On May 24, 2005, Djermakoye was elected as President of the High Court of Justice, a special judicial body composed of National Assembly deputies. Djermakoye was defeated by Mahamane Ousmane in an election for the position of Speaker of the Economic Community of West African States (ECOWAS) Parliament on November 14, 2006, taking 37 votes against 58 for Ousmane.

Reacting to President Tandja's controversial efforts to call a referendum on a new constitution that would allow him to run for re-election—efforts that were opposed by both opposition parties and members of the presidential majority coalition—Djermakoye expressed disapproval, saying that the nation could be "split in two" by Tandja's referendum plans. After the Constitutional Court ruled against Tandja on May 25, 2009, Tandja promptly dissolved the National Assembly on May 26. Observers noted that in doing so he averted the possibility of being placed on trial for treason at the High Court of Justice, with Djermakoye presiding.

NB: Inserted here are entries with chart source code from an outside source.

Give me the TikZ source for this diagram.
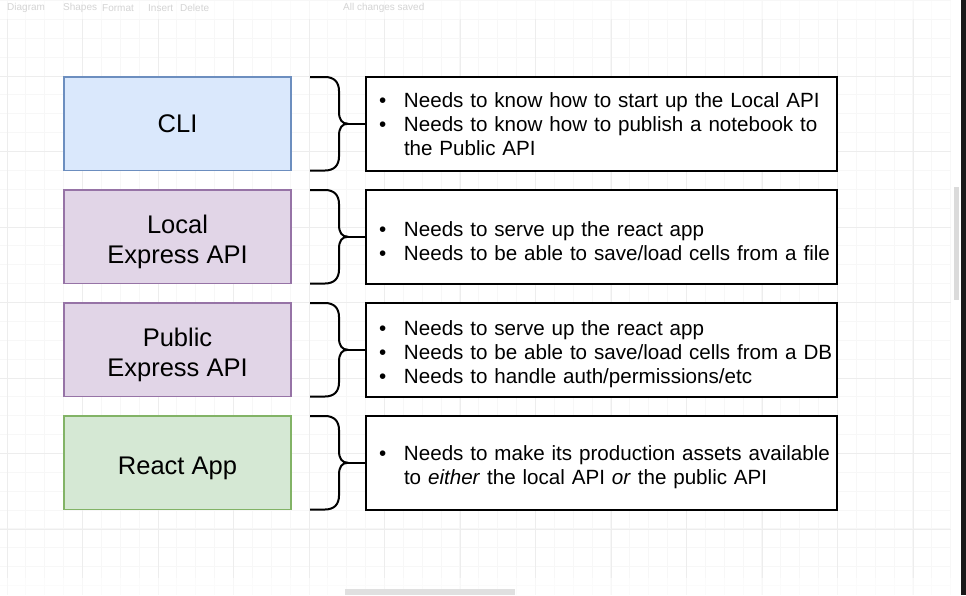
\documentclass[tikz,border=0pt]{standalone}
\usepackage{fontspec}
\setmainfont{Liberation Sans}
\usepackage{tikz}
\usepackage{xcolor}
\definecolor{cliFill}{HTML}{DAE8FC}
\definecolor{cliLine}{HTML}{6C8EBF}
\definecolor{apiFill}{HTML}{E1D5E7}
\definecolor{apiLine}{HTML}{9673A6}
\definecolor{appFill}{HTML}{D5E8D4}
\definecolor{appLine}{HTML}{82B366}
\definecolor{gridMinor}{HTML}{F7F7F7}
\definecolor{gridMajor}{HTML}{EDEDED}
\definecolor{uiText}{HTML}{D4D4D4}
\tikzstyle{partbox}=[draw,line width=1.5pt,minimum width=227pt,
  minimum height=93.5pt,inner sep=0pt,align=center,
  font=\fontsize{25.5}{30}\selectfont]
\tikzstyle{notebox}=[draw=black,line width=2pt,fill=white,
  minimum width=471pt,minimum height=93.5pt,text width=451pt,
  inner xsep=10pt,inner ysep=0pt,align=left,
  font=\fontsize{20.6}{24}\selectfont]
\tikzstyle{bracket}=[line width=2pt,line join=round]
\tikzstyle{uilabel}=[text=uiText,inner sep=0pt,anchor=west,
  font=\fontsize{10}{12}\selectfont]
\newcommand\bul[1]{\par\hangindent=28pt\hangafter=1\noindent
  \makebox[28pt][l]{\hspace{3pt}\textbullet}#1\par}
\newcommand\toprule{\rule{0pt}{29pt}}% pushes two-line titles down
\newcommand\curly[2]{% #1 top y, #2 notes node
  \draw[bracket] (310,#1) -- ++(15,0)
    .. controls +(9,0) and +(0,-9) .. ++(14,14) -- ++(0,20.75)
    .. controls +(0,8) and +(-6,0) .. ++(9,12) coordinate (#2tip)
    .. controls +(-6,0) and +(0,-8) .. ++(-9,12) -- ++(0,20.75)
    .. controls +(0,9) and +(9,0) .. ++(-14,14) -- ++(-15,0);
  \draw[bracket] (#2tip) -- (#2.west)}

\begin{document}
\begin{tikzpicture}[x=1pt,y=-1pt]
  \useasboundingbox (0,0) rectangle (966,595);
  \fill[white] (0,0) rectangle (966,595);

  % editor grid
  \foreach \i in {0,...,50}
    \draw[gridMinor,line width=0.8pt] (7+\i*18.87,0) -- (7+\i*18.87,595);
  \foreach \i in {0,...,31}
    \draw[gridMinor,line width=0.8pt] (0,0.5+\i*18.87) -- (951,0.5+\i*18.87);
  \foreach \i in {0,...,12}
    \draw[gridMajor,line width=0.8pt] (7+\i*75.5,0) -- (7+\i*75.5,595);
  \foreach \i in {0,...,7}
    \draw[gridMajor,line width=0.8pt] (0,0.5+\i*75.5) -- (951,0.5+\i*75.5);
  \fill[white,opacity=0.6] (0,0) rectangle (951,19);
  \fill[white,opacity=0.6] (0,578) rectangle (951,595);
  \fill[white] (951,0) rectangle (961,595);
  \fill[black!14] (954,187) rectangle (959,300);
  \fill[black!12] (345,589) rectangle (515,595);
  \fill[black!90] (961,0) rectangle (966,595);

  \node[uilabel] (menuDiagram) at (7,8) {Diagram};
  \node[uilabel] (menuShapes) at (63,8) {Shapes};
  \node[uilabel] (menuFormat) at (102,8) {Format};
  \node[uilabel] (menuInsert) at (148,8) {Insert};
  \node[uilabel] (menuDelete) at (180,8) {Delete};
  \node[uilabel] (saveState) at (343,8) {All changes saved};

  % parts
  \node[partbox,fill=cliFill,draw=cliLine] (cli) at (177.5,123.75) {CLI};
  \node[partbox,fill=apiFill,draw=apiLine] (localApi) at (177.5,236.75)
    {\toprule Local\\Express API};
  \node[partbox,fill=apiFill,draw=apiLine] (publicApi) at (177.5,349.75)
    {\toprule Public\\Express API};
  \node[partbox,fill=appFill,draw=appLine] (reactApp) at (177.5,462.75)
    {\rule{0pt}{28pt}React App};

  % requirements
  \node[notebox] (cliNotes) at (601.5,123.75) {%
    \bul{Needs to know how to start up the Local API}
    \bul{\mbox{Needs to know how to publish a notebook to}\newline
      the Public API\rule[-8pt]{0pt}{8pt}}};
  \node[notebox] (localNotes) at (601.5,236.75) {%
    \bul{Needs to serve up the react app}
    \bul{\mbox{Needs to be able to save/load cells from a file}}};
  \node[notebox] (publicNotes) at (601.5,349.75) {%
    \bul{Needs to serve up the react app}
    \bul{\mbox{Needs to be able to save/load cells from a DB}}
    \bul{Needs to handle auth/permissions/etc}};
  \node[notebox] (reactNotes) at (601.5,462.75) {%
    \bul{\mbox{Needs to make its production assets available}\newline
      to \textit{either} the local API \textit{or} the public API}};

  \curly{77}{cliNotes};
  \curly{190}{localNotes};
  \curly{303}{publicNotes};
  \curly{416}{reactNotes};
\end{tikzpicture}
\end{document}
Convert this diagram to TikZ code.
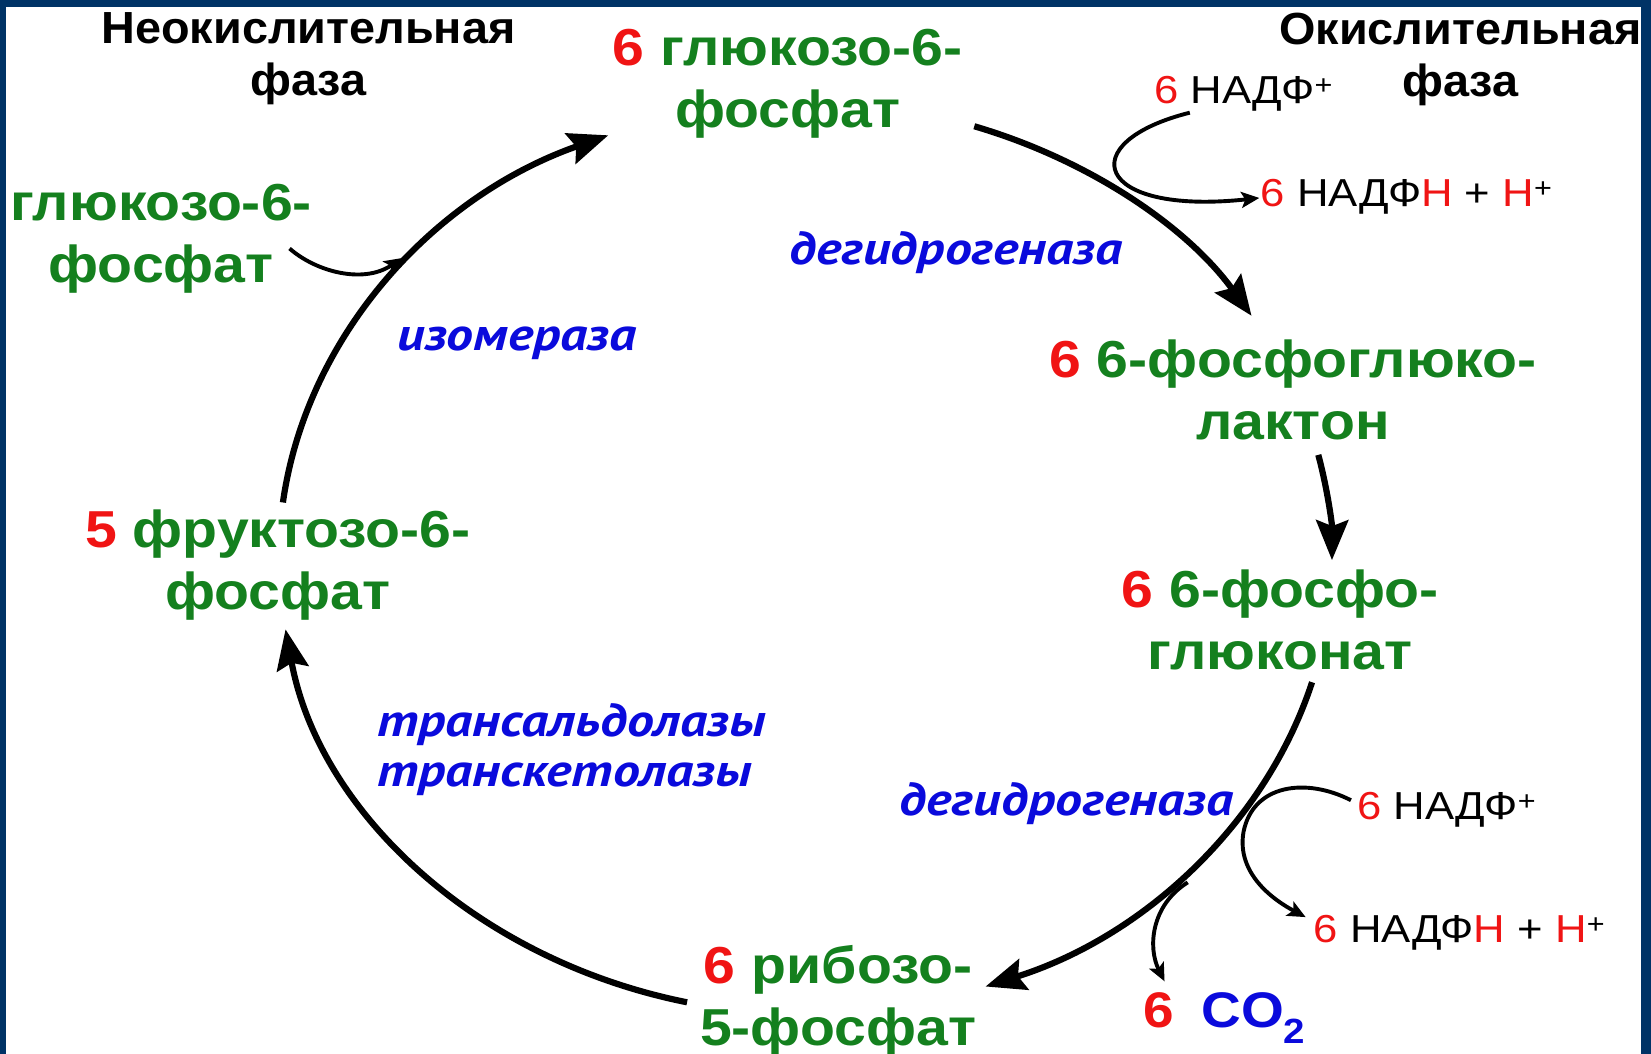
\documentclass[tikz,border=0pt]{standalone}
\usepackage{fontspec}
\setmainfont{Liberation Sans}
\newfontfamily\lblfont{Liberation Sans}[FakeStretch=1.1]
\newfontfamily\hdrfont{Liberation Sans}[FakeStretch=1.04]
\newfontfamily\coffont{Liberation Sans}[FakeStretch=1.12]
\newfontfamily\enzfont{PT Sans}[FakeStretch=1.17]
\usetikzlibrary{arrows.meta,calc}
\definecolor{navy}{RGB}{0,51,102}
\definecolor{lgreen}{RGB}{20,128,30}
\definecolor{lred}{RGB}{240,20,20}
\definecolor{lblue}{RGB}{10,10,220}
\begin{document}
\begin{tikzpicture}[x=1.05293pt,y=-1.05293pt,
  lbl/.style={font=\fontsize{52}{62}\selectfont\lblfont\bfseries, text=lgreen, align=center, inner sep=0pt},
  hdr/.style={font=\fontsize{45}{52}\selectfont\hdrfont\bfseries, text=black, align=center, inner sep=0pt},
  enz/.style={font=\fontsize{46}{50}\selectfont\enzfont\bfseries\itshape, text=lblue, inner sep=0pt},
  cof/.style={font=\fontsize{39}{44}\selectfont\coffont, text=black, inner sep=0pt},
  mainarr/.style={line width=6.2pt, -{Stealth[length=40pt,width=32pt,inset=6pt]}},
  sidearr/.style={line width=3.9pt, -{Stealth[length=18pt,width=16pt,inset=4pt]}}
]
\useasboundingbox (0,0) rectangle (1568,1001);
\fill[navy] (0,0) rectangle (1568,1001);
\fill[white] (5.7,7) rectangle (1558.3,1002);

% headers
\node[hdr] (hdrL) at (293,56) {Неокислительная\\фаза};
\node[hdr] (hdrR) at (1387,56) {Окислительная\\фаза};

% metabolites
\node[lbl] (g6p) at (748,80) {{\color{lred}6} глюкозо-6-\\фосфат};
\node[lbl] (g6pL) at (153,226.5) {глюкозо-6-\\фосфат};
\node[lbl] (lac) at (1228,370) {{\color{lred}6} 6-фосфоглюко-\\лактон};
\node[lbl] (pgl) at (1216,589) {{\color{lred}6} 6-фосфо-\\глюконат};
\node[lbl] (f6p) at (264,537) {{\color{lred}5} фруктозо-6-\\фосфат};
\node[lbl] (r5p) at (796,950.5) {{\color{lred}6} рибозо-\\5-фосфат};

% enzymes
\node[enz] (enz1) at (908,240) {дегидрогеназа};
\node[enz] (enz2) at (491,326) {изомераза};
\node[enz, anchor=west, align=left] (enz3) at (358,712) {трансальдолазы\\транскетолазы};
\node[enz] (enz4) at (1013,763) {дегидрогеназа};

% cofactors
\node[cof] (nadp1) at (1181,89) {{\color{lred}6} НАДФ\textsuperscript{+}};
\node[cof] (nadph1) at (1336,187) {{\color{lred}6} НАДФ{\color{lred}Н} + {\color{lred}Н}\textsuperscript{+}};
\node[cof] (nadp2) at (1374,769) {{\color{lred}6} НАДФ\textsuperscript{+}};
\node[cof] (nadph2) at (1386,886) {{\color{lred}6} НАДФ{\color{lred}Н} + {\color{lred}Н}\textsuperscript{+}};
\node[font=\fontsize{50}{56}\selectfont\lblfont\bfseries, inner sep=0pt] (co2) at (1163,967) {{\color{lred}6}\hspace{0.55em}{\color{lblue}CO\textsubscript{2}}};

% main cycle
\draw[mainarr] ($(g6p)+(177.3,39.9)$) .. controls ($(g6p)+(286.4,71.9)$) and ($(lac)+(-100.6,-154.6)$) .. ($(lac)+(-39.4,-70.1)$);
\draw[mainarr] ($(lac)+(24,62)$) .. controls ($(lac)+(32.8,94.7)$) and ($(pgl)+(49.2,-90.6)$) .. ($(pgl)+(49,-57)$);
\draw[mainarr] ($(pgl)+(30.1,58.9)$) .. controls ($(pgl)+(-13.7,192.8)$) and ($(r5p)+(291,-61.2)$) .. ($(r5p)+(140,-13.6)$);
\draw[mainarr] ($(r5p)+(-143.5,1.4)$) .. controls ($(r5p)+(-342.1,-38.3)$) and ($(f6p)+(39.1,235)$) .. ($(f6p)+(7.2,60.7)$);
\draw[mainarr] ($(f6p)+(4.7,-59.8)$) .. controls ($(f6p)+(26.8,-216)$) and ($(g6p)+(-338.8,107.5)$) .. ($(g6p)+(-170.3,48.5)$);

% side arrows
\draw[sidearr] ($(nadp1)+(-51,18)$) .. controls ($(nadp1)+(-163,46)$) and ($(nadph1)+(-298,18)$) .. ($(nadph1)+(-140,1)$);
\coordinate (sa2m) at ($(nadp2)+(-193,21)$);
\draw[sidearr] ($(nadp2)+(-91,-9)$) .. controls ($(nadp2)+(-134,-31)$) and ($(nadp2)+(-184,-24)$) .. (sa2m)
  .. controls ($(nadph2)+(-212,-56)$) and ($(nadph2)+(-176,-31)$) .. ($(nadph2)+(-146,-15)$);
\draw[sidearr] ($(co2)+(-35,-129)$) .. controls ($(co2)+(-70,-107)$) and ($(co2)+(-73,-67)$) .. ($(co2)+(-57,-35)$);
\draw[sidearr] ($(g6pL)+(122,9.5)$) .. controls ($(g6pL)+(147,31.5)$) and ($(g6pL)+(192,43.5)$) .. ($(g6pL)+(229,18.5)$);
\end{tikzpicture}
\end{document}
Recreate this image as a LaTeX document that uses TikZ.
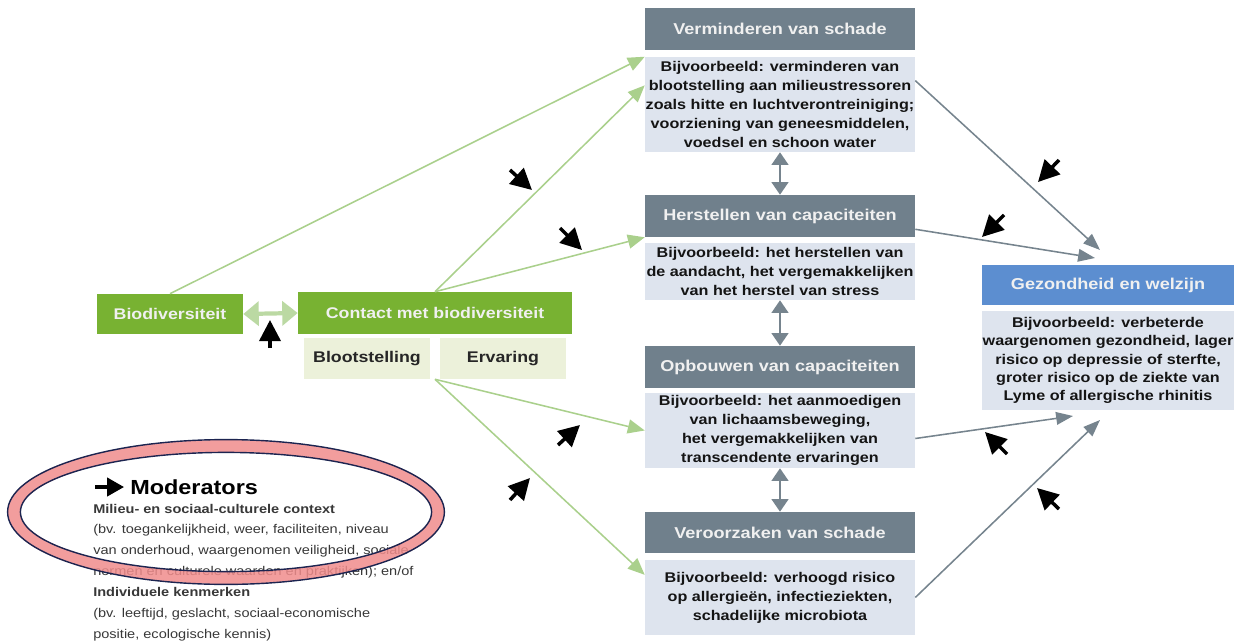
\documentclass[tikz,border=0pt]{standalone}
\usepackage{fontspec}
\setmainfont[FakeStretch=1.15]{Liberation Sans}
\usepackage{tikz}
\usetikzlibrary{arrows.meta,calc}

\definecolor{hdrgray}{RGB}{112,128,140}
\definecolor{bodyblue}{RGB}{222,228,238}
\definecolor{hdrblue}{RGB}{92,142,208}
\definecolor{biogreen}{RGB}{120,178,50}
\definecolor{palegreen}{RGB}{236,241,218}
\definecolor{linkgreen}{RGB}{170,208,140}
\definecolor{linkgray}{RGB}{118,132,142}
\definecolor{ringpink}{RGB}{240,140,140}
\definecolor{ringnavy}{RGB}{28,36,80}

\begin{document}
\begin{tikzpicture}[
    font=\fontsize{10}{13.5}\selectfont\bfseries,
    header/.style={fill=hdrgray, text=white!94!black, minimum width=6.75cm, minimum height=1.05cm, inner sep=0pt, font=\fontsize{11.2}{13}\selectfont\bfseries},
    example/.style={fill=bodyblue, text=black!92, minimum width=6.75cm, align=center, inner sep=0pt},
    greenbox/.style={fill=biogreen, text=white!94!black, minimum height=1.0cm, inner sep=0pt, font=\fontsize{11}{13}\selectfont\bfseries},
    palebox/.style={fill=palegreen, text=black!85, minimum width=3.15cm, minimum height=1.025cm, inner sep=0pt, font=\fontsize{11}{13}\selectfont\bfseries},
    greenlink/.style={draw=linkgreen, line width=1.1pt, -{Triangle[length=12pt, width=10pt]}},
    graylink/.style={draw=linkgray, line width=1.1pt, -{Triangle[length=12pt, width=9pt]}},
    graytwo/.style={draw=linkgray, line width=1.3pt, {Triangle[length=9pt, width=12pt]}-{Triangle[length=9pt, width=12pt]}},
    modarrow/.style={draw=black, line width=2.5pt, -{Triangle[length=15pt, width=15pt]}}
]
    \useasboundingbox (0,0) rectangle (30.85,-16.05);
    \clip (0,0) rectangle (30.85,-16.05);

    % mechanismen
    \node[header] (hdrA) at (19.5,-0.725) {Verminderen van schade};
    \node[example, minimum height=2.375cm] (bodyA) at (19.5,-2.6125) {Bijvoorbeeld: verminderen van\\ blootstelling aan milieustressoren\\ zoals hitte en luchtverontreiniging;\\ voorziening van geneesmiddelen,\\ voedsel en schoon water};

    \node[header] (hdrB) at (19.5,-5.4) {Herstellen van capaciteiten};
    \node[example, minimum height=1.425cm] (bodyB) at (19.5,-6.7875) {Bijvoorbeeld: het herstellen van\\ de aandacht, het vergemakkelijken\\ van het herstel van stress};

    \node[header] (hdrC) at (19.5,-9.175) {Opbouwen van capaciteiten};
    \node[example, minimum height=1.875cm] (bodyC) at (19.5,-10.7625) {Bijvoorbeeld: het aanmoedigen\\ van lichaamsbeweging,\\ het vergemakkelijken van\\ transcendente ervaringen};

    \node[header, minimum height=1.025cm] (hdrD) at (19.5,-13.3125) {Veroorzaken van schade};
    \node[example, minimum height=1.875cm] (bodyD) at (19.5,-14.9375) {Bijvoorbeeld: verhoogd risico\\ op allergieën, infectieziekten,\\ schadelijke microbiota};

    % uitkomst
    \node[header, fill=hdrblue, minimum width=6.3cm, minimum height=1.0cm] (hdrE) at (27.7,-7.125) {Gezondheid en welzijn};
    \node[example, minimum width=6.3cm, minimum height=2.475cm, font=\fontsize{10}{13}\selectfont\bfseries] (bodyE) at (27.7,-9.0125) {Bijvoorbeeld: verbeterde\\ waargenomen gezondheid, lager\\ risico op depressie of sterfte,\\ groter risico op de ziekte van\\ Lyme of allergische rhinitis};

    % bron
    \node[greenbox, minimum width=3.65cm] (bio) at (4.25,-7.85) {Biodiversiteit};
    \node[greenbox, minimum width=6.85cm, minimum height=1.05cm] (contact) at (10.875,-7.825) {Contact met biodiversiteit};
    \node[palebox] (bloot) at (9.175,-8.9625) {Blootstelling};
    \node[palebox] (erv) at (12.575,-8.9625) {Ervaring};

    \coordinate (split) at ($(bloot.south east)!0.5!(erv.south west)$);
    \coordinate (intoE1) at (27.5,-6.25);
    \coordinate (intoE2) at (27.375,-6.45);
    \coordinate (intoE3) at (26.825,-10.4);
    \coordinate (intoE4) at (27.5,-10.5);

    \draw[draw=linkgreen!80!white, line width=3pt, {Triangle[length=11pt, width=17pt]}-{Triangle[length=11pt, width=17pt]}] (bio.east) -- (contact.west);

    \draw[greenlink] (bio.north) -- (bodyA.north west);
    \draw[greenlink] (contact.north) -- ($(bodyA.north west)!0.3!(bodyA.south west)$);
    \draw[greenlink] (contact.north) -- (hdrB.south west);
    \draw[greenlink] (split) -- (bodyC.west);
    \draw[greenlink] (split) -- ($(bodyD.north west)!0.2!(bodyD.south west)$);

    \draw[graytwo] (bodyA.south) -- (hdrB.north);
    \draw[graytwo] (bodyB.south) -- (hdrC.north);
    \draw[graytwo] (bodyC.south) -- (hdrD.north);

    \draw[graylink] ($(bodyA.north east)!0.25!(bodyA.south east)$) -- (intoE1);
    \draw[graylink] ($(hdrB.south east)+(0,0.2)$) -- (intoE2);
    \draw[graylink] ($(bodyC.east)+(0,-0.2)$) -- (intoE3);
    \draw[graylink] (bodyD.east) -- (intoE4);

    % moderatoren
    \draw[modarrow] (6.75,-8.7) -- (6.75,-8.0);
    \draw[modarrow] (12.75,-4.25) -- (13.3,-4.75);
    \draw[modarrow] (14.0,-5.7) -- (14.55,-6.25);
    \draw[modarrow] (13.95,-11.125) -- (14.5,-10.625);
    \draw[modarrow] (12.75,-12.5) -- (13.25,-11.95);
    \draw[modarrow] (26.475,-4.0) -- (25.95,-4.55);
    \draw[modarrow] (25.1,-5.375) -- (24.55,-5.925);
    \draw[modarrow] (25.175,-11.35) -- (24.625,-10.8);
    \draw[modarrow] (26.475,-12.725) -- (25.925,-12.2);

    \draw[modarrow, line width=2.2pt, -{Triangle[length=12pt, width=13pt]}] (2.375,-12.175) -- (3.1,-12.175);
    \node[anchor=west, inner sep=0pt, font=\fontsize{14.5}{16}\selectfont\bfseries] (modtitle) at (3.25,-12.175) {Moderators};
    \node[anchor=north west, inner sep=0pt, align=left, text=black!78, font=\fontsize{9}{14.6}\selectfont\mdseries] (modtext) at (2.325,-12.6) {\textbf{Milieu- en sociaal-culturele context}\\ (bv. toegankelijkheid, weer, faciliteiten, niveau\\ van onderhoud, waargenomen veiligheid, sociale\\ normen en culturele waarden en praktijken); en/of\\[1pt] \textbf{Individuele kenmerken}\\ (bv. leeftijd, geslacht, sociaal-economische\\ positie, ecologische kennis)};

    % markering
    \draw[ringpink, opacity=0.85, line width=8.5pt] (5.65,-12.8) ellipse [x radius=5.3cm, y radius=1.65cm];
    \draw[ringnavy, line width=1pt] (5.65,-12.8) ellipse [x radius=5.46cm, y radius=1.81cm];
    \draw[ringnavy, line width=1pt] (5.65,-12.8) ellipse [x radius=5.14cm, y radius=1.49cm];

\end{tikzpicture}
\end{document}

Djermakoye was taken ill, reportedly from the heat, at a June 14, 2009, rally in Niamey, protesting President Tandja's referendum proposal; he collapsed shortly before he was expected to address the protesters. Djermakoye, who was reported to have previously suffered from a heart condition, died at a Niamey hospital thirty minutes later. An official ceremony and military tribute for Djermakoye was held in Niamey on June 15, with President Tandja in attendance. His funeral was also held in Dosso on the same day, amidst a large crowd of mourners.